Sis. O. In the name of the Lord I now make you free.
Nothing is so much calculated to lead people to forsake sin as to take them by the hand and watch over them with tenderness. When persons manifest the least kindness and love to me, O what pow’r it has over my mind, while the opposite course has a tendency to harrow up all the harsh feelings and depress the human mind.
It is one evidence that men are unacquainted with the principle of godliness, to behold the contraction of feeling and lack of charity. The pow’r and glory of Godliness is spread out on a broad principle to throw out the mantle of charity. God does not look on sin with allowance, but when men have sin’d there must be allowance made for them.
All the religious world is boasting of righteousness — tis the doctrine of the devil to retard the human mind and retard our progress, by filling us with self-righteousness — The nearer we get to our heavenly Father, the more are we dispos’d to look with compassion on perishing souls— to take them upon our shoulders and cast their sins behind our back. I am going to talk to all this Society— if you would have God have mercy on you, have mercy on one another.
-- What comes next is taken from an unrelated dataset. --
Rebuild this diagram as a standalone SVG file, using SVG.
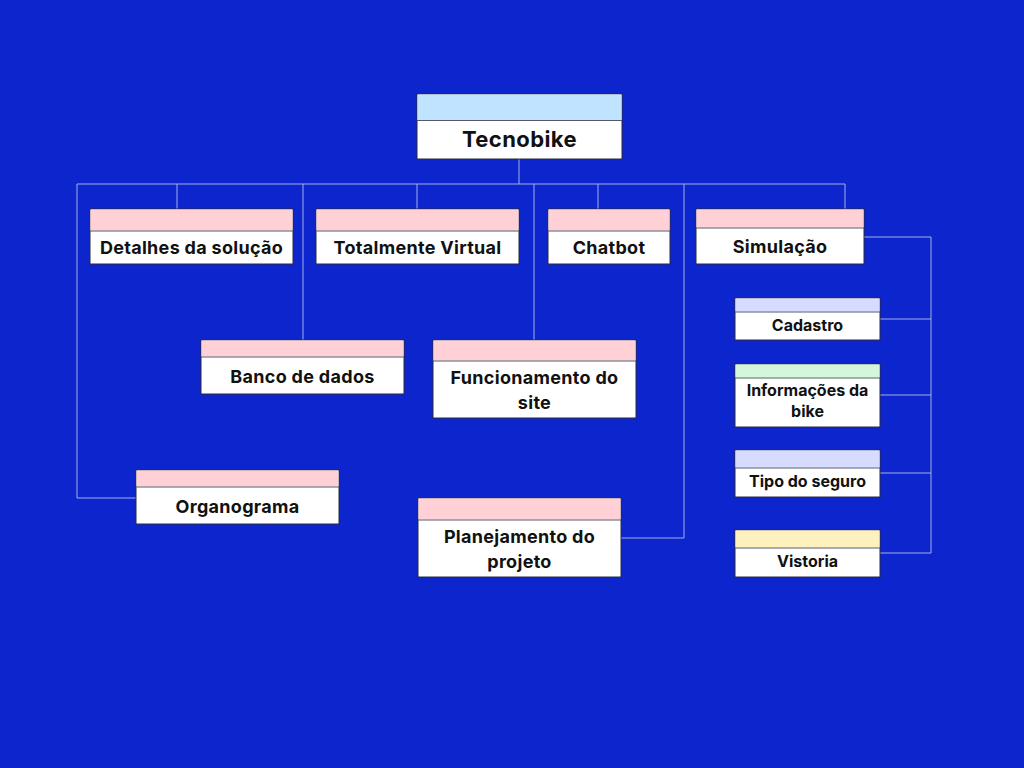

Lord saying, that soul that has righteousness enough to ask God in the secret place for life, every day of their lives shall live to three score years & ten— We must walk uprightly all day long— How glorious are the principles of righteousness! We are full of selfishness— the devil flatters us that we are very righteous, while we are feeding on the faults of others. We can only live by worshipping our God— all must do it for themselves— none can do it for another. How mild the Savior dealt with Peter, saying “when thou art converted, strengthen thy brethren”— at another time he said to him “lovest thou me? ‘Feed my sheep.” If the sisters love the Lord let them feed the sheep and not destroy them.
How oft have wise men & women sought to dictate br. Joseph by saying “O if I were br. Joseph I would do this and that.” But if they were in br. Joseph’s shoes, they would find that men could not be compel’d into the kingdom of God, but must be dealt with in long suff’ring— and at last we shall save them. The way to keep all the saints together and keep the work rolling, is to wait with all long suff’ring till God shall bring such characters to justice. There should be no license for sin, but mercy should go hand in hand with reproof.
Sisters of this Society, shall there be strife among you? I will not have it— you must repent and get the love of God. Away with self-righteousness. The best measure or principle to bring the poor to repentance is to administer to their wants— the Society is not only to relieve the poor, but to save souls.